Another update from last night after a couple of hours of hacking.
I highly recommend to anyone interested in 3D (or graphics programming, or any performance programming) to have a go at adapting your own version of one of these engines and try to improve them. I don't mean just assembler-optimizing the usual bits and pieces that everyone does for a port - I mean trying to change how the engine works by understanding each step properly. It is a useful learning process even if you have a lot of experience with this stuff already. Something new always turns up.
It's interesting that I have still found many optimizations despite so many amazing tricks in there. But I would have badly screwed it up by now without properly getting every single last detail, down to a single innocent looking line of code that doesn't seem to matter much.
There isn't a line out of place. If anything they just stopped improving it when it stopped mattering for a fast PC.
Three optimizations I did use, as examples:
1) Reformatting the PVS to use a memory bitfield instruction pointing at the PVS line, instead of addressing arithmetic, shifts and bit masks on bytes. This was mentioned before, and was used in BadMood also. The main benefit is size - it can be used within other code without stealing registers or cache space.

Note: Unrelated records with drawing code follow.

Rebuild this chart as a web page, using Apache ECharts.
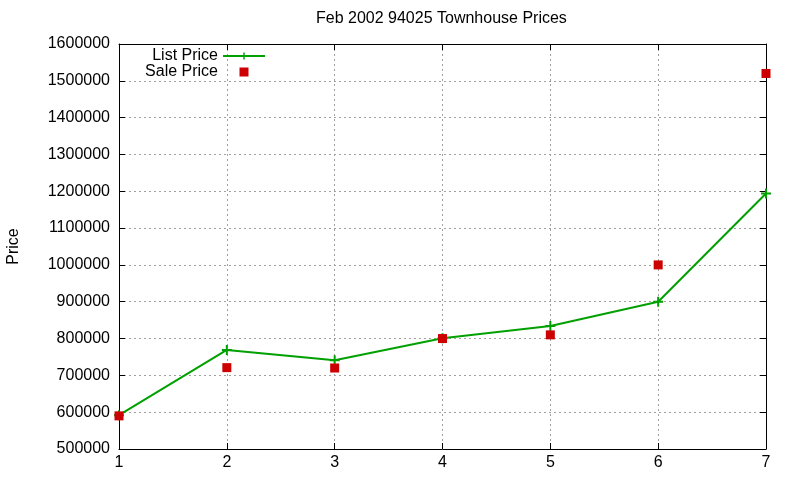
<!DOCTYPE html>
<html>
<head>
<meta charset="utf-8">
<script src="https://cdn.jsdelivr.net/npm/echarts@6/dist/echarts.min.js"></script>
<style>
  html, body { margin: 0; padding: 0; background: #fff; }
  #chart { width: 800px; height: 480px; }
</style>
</head>
<body>
<div id="chart"></div>
<script>
// 数据
var units = [1, 2, 3, 4, 5, 6, 7];
var listPrice = [592000, 769000, 741000, 801000, 834000, 900000, 1194000];
var salePrice = [590000, 721000, 720000, 800000, 810000, 1000000, 1520000];

var plusIcon = 'path://M4,0h2v4h4v2h-4v4h-2v-4h-4v-2h4z';
var squareIcon = 'path://M0,0h1v1h-1z';
var font = 'Liberation Sans, Arial, sans-serif';

(function () {
  var myChart = echarts.init(document.getElementById('chart'));

  var gridLine = { show: true, lineStyle: { color: '#a0a0a0', type: [2, 3], width: 1 } };
  var frame = { show: true, lineStyle: { color: '#000', width: 1 } };
  var ticks = { show: true, inside: true, length: 6, lineStyle: { color: '#000' } };

  var option = {
    animation: false,
    title: {
      text: 'Feb 2002 94025 Townhouse Prices',
      left: 316,
      top: 11,
      padding: 0,
      textStyle: { fontFamily: font, fontSize: 16, fontWeight: 'normal', color: '#000' }
    },
    legend: {
      orient: 'vertical',
      right: 534,
      top: 48,
      padding: 0,
      align: 'right',
      itemWidth: 42,
      itemHeight: 9,
      itemGap: 0,
      textStyle: { fontFamily: font, fontSize: 16, color: '#000' },
      data: [
        { name: 'List Price' },
        { name: 'Sale Price', icon: squareIcon }
      ]
    },
    grid: { left: 119, right: 34, top: 44, bottom: 31, containLabel: false, outerBoundsMode: 'none' },
    xAxis: [{
      type: 'value',
      min: 1,
      max: 7,
      interval: 1,
      axisLine: frame,
      axisTick: ticks,
      splitLine: gridLine,
      axisLabel: { fontFamily: font, fontSize: 16, color: '#000', margin: 6 }
    }, {
      type: 'value',
      position: 'top',
      min: 1,
      max: 7,
      interval: 1,
      axisLine: frame,
      axisTick: ticks,
      splitLine: { show: false },
      axisLabel: { show: false }
    }],
    yAxis: [{
      type: 'value',
      name: 'Price',
      nameLocation: 'middle',
      nameGap: 97,
      nameTextStyle: { fontFamily: font, fontSize: 16, color: '#000' },
      min: 500000,
      max: 1600000,
      interval: 100000,
      axisLine: frame,
      axisTick: ticks,
      splitLine: gridLine,
      axisLabel: {
        fontFamily: font, fontSize: 16, color: '#000', margin: 9,
        formatter: function (v) { return String(v); }
      }
    }, {
      type: 'value',
      position: 'right',
      min: 500000,
      max: 1600000,
      interval: 100000,
      axisLine: frame,
      axisTick: ticks,
      splitLine: { show: false },
      axisLabel: { show: false }
    }],
    series: [{
      name: 'List Price',
      type: 'line',
      data: units.map(function (u, i) { return [u, listPrice[i]]; }),
      symbol: plusIcon,
      symbolSize: 10,
      showAllSymbol: true,
      lineStyle: { color: '#00a000', width: 2 },
      itemStyle: { color: '#00a000' },
      clip: false,
      z: 2
    }, {
      name: 'Sale Price',
      type: 'scatter',
      data: units.map(function (u, i) { return [u, salePrice[i]]; }),
      symbol: 'rect',
      symbolSize: 9,
      itemStyle: { color: '#cc0000', opacity: 1 },
      clip: false,
      z: 3
    }]
  };

  myChart.setOption(option);
  window.addEventListener('resize', function () {
    myChart.resize();
  });
})();
</script>
</body>
</html>
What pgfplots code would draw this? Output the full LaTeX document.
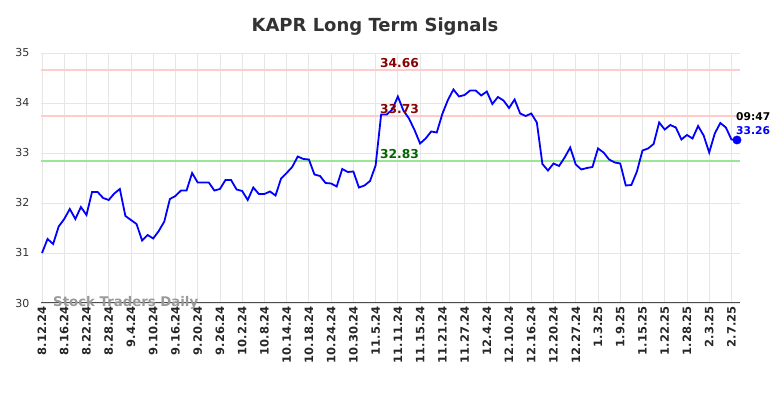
\documentclass[border=0pt]{standalone}
\usepackage{fontspec}
\setmainfont{DejaVu Sans}
\usepackage{pgfplots}
\usepackage{pgfplotstable}
\pgfplotsset{compat=1.18}
\definecolor{gridc}{HTML}{E6E6E6}
\definecolor{resline}{HTML}{FFCCCC}
\definecolor{supline}{HTML}{99E699}
\definecolor{restxt}{HTML}{8B0000}
\definecolor{suptxt}{HTML}{006400}
\pgfplotstableread{
x y
0 31.00
1 31.28
2 31.18
3 31.53
4 31.68
5 31.88
6 31.68
7 31.92
8 31.76
9 32.22
10 32.22
11 32.10
12 32.06
13 32.19
14 32.28
15 31.74
16 31.66
17 31.58
18 31.25
19 31.36
20 31.29
21 31.44
22 31.63
23 32.08
24 32.14
25 32.25
26 32.25
27 32.60
28 32.41
29 32.41
30 32.41
31 32.25
32 32.28
33 32.46
34 32.46
35 32.27
36 32.24
37 32.06
38 32.31
39 32.18
40 32.18
41 32.23
42 32.15
43 32.49
44 32.60
45 32.72
46 32.93
47 32.88
48 32.87
49 32.57
50 32.54
51 32.40
52 32.39
53 32.33
54 32.68
55 32.62
56 32.63
57 32.31
58 32.35
59 32.44
60 32.75
61 33.77
62 33.77
63 33.87
64 34.13
65 33.85
66 33.69
67 33.46
68 33.19
69 33.29
70 33.43
71 33.41
72 33.78
73 34.06
74 34.27
75 34.13
76 34.16
77 34.25
78 34.25
79 34.15
80 34.23
81 33.98
82 34.12
83 34.05
84 33.90
85 34.07
86 33.79
87 33.74
88 33.79
89 33.61
90 32.78
91 32.65
92 32.79
93 32.74
94 32.91
95 33.11
96 32.77
97 32.67
98 32.70
99 32.72
100 33.09
101 33.01
102 32.87
103 32.81
104 32.79
105 32.35
106 32.36
107 32.63
108 33.05
109 33.09
110 33.18
111 33.61
112 33.47
113 33.56
114 33.51
115 33.27
116 33.36
117 33.29
118 33.54
119 33.35
120 33.01
121 33.39
122 33.60
123 33.51
124 33.27
125 33.26
}\pricetable
\begin{document}
\begin{tikzpicture}[x=1pt,y=1pt]
\path (0,0) rectangle (784,398);
\node[font=\fontsize{18}{18}\selectfont\bfseries, text=black!80] at (375,371) {KAPR Long Term Signals};
\begin{axis}[at={(41pt,95pt)}, anchor=south west, scale only axis,
  width=699pt, height=250pt,
  xmin=-0.18, xmax=125.54, ymin=30, ymax=35,
  axis lines=left, axis line style={-},
  x axis line style={draw=black!70, line width=1pt},
  y axis line style={draw=none},
  grid=major, major grid style={gridc, line width=0.8pt},
  major tick length=0pt,
  clip=false,
  /pgf/number format/assume math mode=true,
  ytick={30,31,32,33,34,35},
  yticklabel style={font=\fontsize{11}{11}\selectfont, text=black!80, xshift=-8pt},
  xtick={0,4,...,124},
  xticklabels={8.12.24,8.16.24,8.22.24,8.28.24,9.4.24,9.10.24,9.16.24,9.20.24,9.26.24,10.2.24,10.8.24,10.14.24,10.18.24,10.24.24,10.30.24,11.5.24,11.11.24,11.15.24,11.21.24,11.27.24,12.4.24,12.10.24,12.16.24,12.20.24,12.27.24,1.3.25,1.9.25,1.15.25,1.22.25,1.28.25,2.3.25,2.7.25},
  xticklabel style={rotate=90, anchor=east, font=\fontsize{11.5}{11.5}\selectfont\bfseries, text=black!85},
]
\addplot[resline, line width=2pt] coordinates {(-0.18,34.66) (125.54,34.66)};
\addplot[resline, line width=2pt] coordinates {(-0.18,33.73) (125.54,33.73)};
\addplot[supline, line width=2pt] coordinates {(-0.18,32.83) (125.54,32.83)};
\addplot[blue, line width=1.8pt] table[x=x,y=y] {\pricetable};
\addplot[only marks, mark=*, mark size=4.2pt, blue] coordinates {(125,33.26)};
\node[anchor=south, text=restxt, font=\fontsize{12.3}{12.3}\selectfont\bfseries, inner sep=0pt] at (axis cs:64.3,34.66) [yshift=2.5pt] {34.66};
\node[anchor=south, text=restxt, font=\fontsize{12.3}{12.3}\selectfont\bfseries, inner sep=0pt] at (axis cs:64.3,33.73) [yshift=2.5pt] {33.73};
\node[anchor=south, text=suptxt, font=\fontsize{12.3}{12.3}\selectfont\bfseries, inner sep=0pt] at (axis cs:64.3,32.83) [yshift=2.5pt] {32.83};
\node[anchor=south west, text=blue, font=\fontsize{10.7}{10.7}\selectfont\bfseries, inner sep=0pt] at (axis cs:125,33.26) [xshift=-1pt, yshift=5pt] {33.26};
\node[anchor=south west, text=black, font=\fontsize{10.7}{10.7}\selectfont\bfseries, inner sep=0pt] at (axis cs:125,33.26) [xshift=-1pt, yshift=19pt] {09:47};
\node[anchor=west, text=black!40, font=\fontsize{13.3}{13.3}\selectfont\bfseries, inner sep=0pt] at (axis cs:1.98,30) {Stock Traders Daily};
\end{axis}
\end{tikzpicture}
\end{document}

2) The backface removal step has to test winding flags on each face to see which side of the surface plane they are attached to, before visibility can be determined. This happens within the face submission loop and therefore happens a lot. I changed this to reorganise the faces linked under each node into two sets - front and back. The result of the BSP hyperplane which-side-of-plane test indexes the correct group and just loops it. This completely removes the winding test for each face. This cost a little memory because the reorganization is indirected via more indices, to avoid messing up other parts of the engine - the resulting code is faster, smaller and easier to optimize than the original version.
3) There is an optimization which tries to shortcut the side-of-plane test for axis-aligned planes, by checking their flags. This also gets used a lot. It just happens that the checking is unnecessary since the flag codes match the indexing of vectors wanted. e.g.
Code: Select all
switch (iplane->type)
{
case PLANE_X:
dot = ccam->c[0] - plane->dist;
break;
case PLANE_Y:
dot = ccam->c[1] - plane->dist;
break;
case PLANE_Z:
dot = ccam->c[2] - plane->dist;
break;
..becomes...
Code: Select all
idot = ccam->ic[type] - iplane->dist;
There are lots of cases like this which can be used to make the code smaller and make whole processes fit in the cache. I've been trying to find as many as possible in the areas which can't be effectively DSP'd later, to raise the performance ceiling imposed by 16MHz on bulk processing and random access to big data.

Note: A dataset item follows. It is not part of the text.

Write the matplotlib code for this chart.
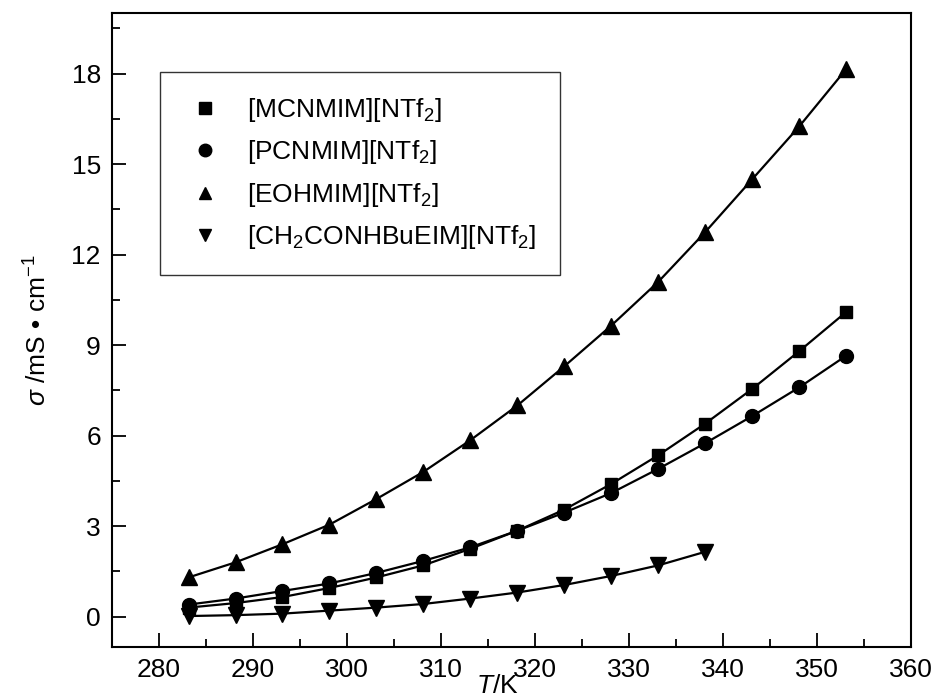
import matplotlib
matplotlib.use("Agg")
import matplotlib.pyplot as plt
from matplotlib.ticker import MultipleLocator

plt.rcParams["font.family"] = ["Liberation Sans", "DejaVu Sans"]
plt.rcParams["mathtext.fontset"] = "custom"
plt.rcParams["mathtext.rm"] = "Liberation Sans"
plt.rcParams["mathtext.it"] = "Liberation Sans:italic"
plt.rcParams["mathtext.default"] = "regular"

# temperatures (K)
T = [283.15, 288.15, 293.15, 298.15, 303.15, 308.15, 313.15, 318.15,
     323.15, 328.15, 333.15, 338.15, 343.15, 348.15, 353.15]
T_amide = T[:12]

# conductivity (mS/cm)
mcnmim = [0.30, 0.45, 0.65, 0.95, 1.30, 1.70, 2.25, 2.85,
          3.55, 4.40, 5.35, 6.40, 7.55, 8.80, 10.10]
pcnmim = [0.40, 0.60, 0.85, 1.10, 1.45, 1.85, 2.30, 2.85,
          3.45, 4.10, 4.90, 5.75, 6.65, 7.60, 8.65]
eohmim = [1.30, 1.80, 2.40, 3.05, 3.90, 4.80, 5.85, 7.00,
          8.30, 9.65, 11.10, 12.75, 14.50, 16.25, 18.15]
amide = [0.02, 0.05, 0.10, 0.20, 0.30, 0.42, 0.60, 0.80,
         1.05, 1.35, 1.70, 2.15]

labels = [r"[MCNMIM][NTf$_2$]", r"[PCNMIM][NTf$_2$]",
          r"[EOHMIM][NTf$_2$]", r"[CH$_2$CONHBuEIM][NTf$_2$]"]

fig = plt.figure(figsize=(9.33, 6.97), dpi=100)
ax = fig.add_axes([0.120, 0.072, 0.856, 0.909])

series = [(T, mcnmim, "s", 9), (T, pcnmim, "o", 10),
          (T, eohmim, "^", 11), (T_amide, amide, "v", 11)]
for (x, y, m, ms), lab in zip(series, labels):
    ax.plot(x, y, color="black", lw=1.6, marker=m, ms=ms, label=lab)

ax.set_xlim(275, 360)
ax.set_ylim(-1, 20)
ax.xaxis.set_major_locator(MultipleLocator(10))
ax.xaxis.set_minor_locator(MultipleLocator(5))
ax.yaxis.set_major_locator(MultipleLocator(3))
ax.yaxis.set_minor_locator(MultipleLocator(1.5))
ax.tick_params(which="both", direction="in", top=False, right=False,
               labelsize=19, width=1.3)
ax.tick_params(which="major", length=10, pad=8)
ax.tick_params(which="minor", length=6)
for sp in ax.spines.values():
    sp.set_linewidth(1.5)

ax.set_xlabel(r"$\mathit{T}$/K", fontsize=19)
ax.xaxis.set_label_coords(0.482, -0.043)
ax.set_ylabel(r"$\mathit{\sigma}$ /mS • cm$^{-1}$", fontsize=19, labelpad=14)

leg = ax.legend(loc="upper left", bbox_to_anchor=(0.060, 0.907),
                fontsize=19, frameon=True, fancybox=False,
                edgecolor="black", borderpad=0.9, labelspacing=0.55,
                handlelength=1.6, handletextpad=0.8, borderaxespad=0)
leg.get_frame().set_linewidth(1.0)
for h in leg.legend_handles:
    h.set_linestyle("none")
    h.set_markersize(9)

fig.savefig("out.png", dpi=100)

Most of the 030 optimizations though on the main code are concerned with taking big sprawling algorithms and breaking them up into several smaller processes with queues between them, so each step can cache while communicating as little information to the next stage as possible (usually a compacted array of indexes or pointers, where each process puts out less than it took in).
This nearly always works well, because it's usually easy to ensure the density of data written to (and then read from) the queue is far smaller than the density of instructions fetched from RAM by the code if not cached properly. e.g. if each iteration of a routine fetches 300+ instructions and incurs 100 cache misses, that's 100 additional fetches of word-pairs per iteration. If the routine can be cached, it will fetch 0 additional words per iteration, and write just one to the queue. That's an enormous bus saving in some cases and especially in truecolour mode on F030 where the bus is much less available for instruction fetching. There are a few cases where it doesn't work so well - if the same context needs to be set up multiple times at some cost, or if a lot of info needs put in the queue - but it's usually east to tell when that's the case.
This is best done by changing the C code first, and then converting each stage into 68k while using the other stages to test the changes.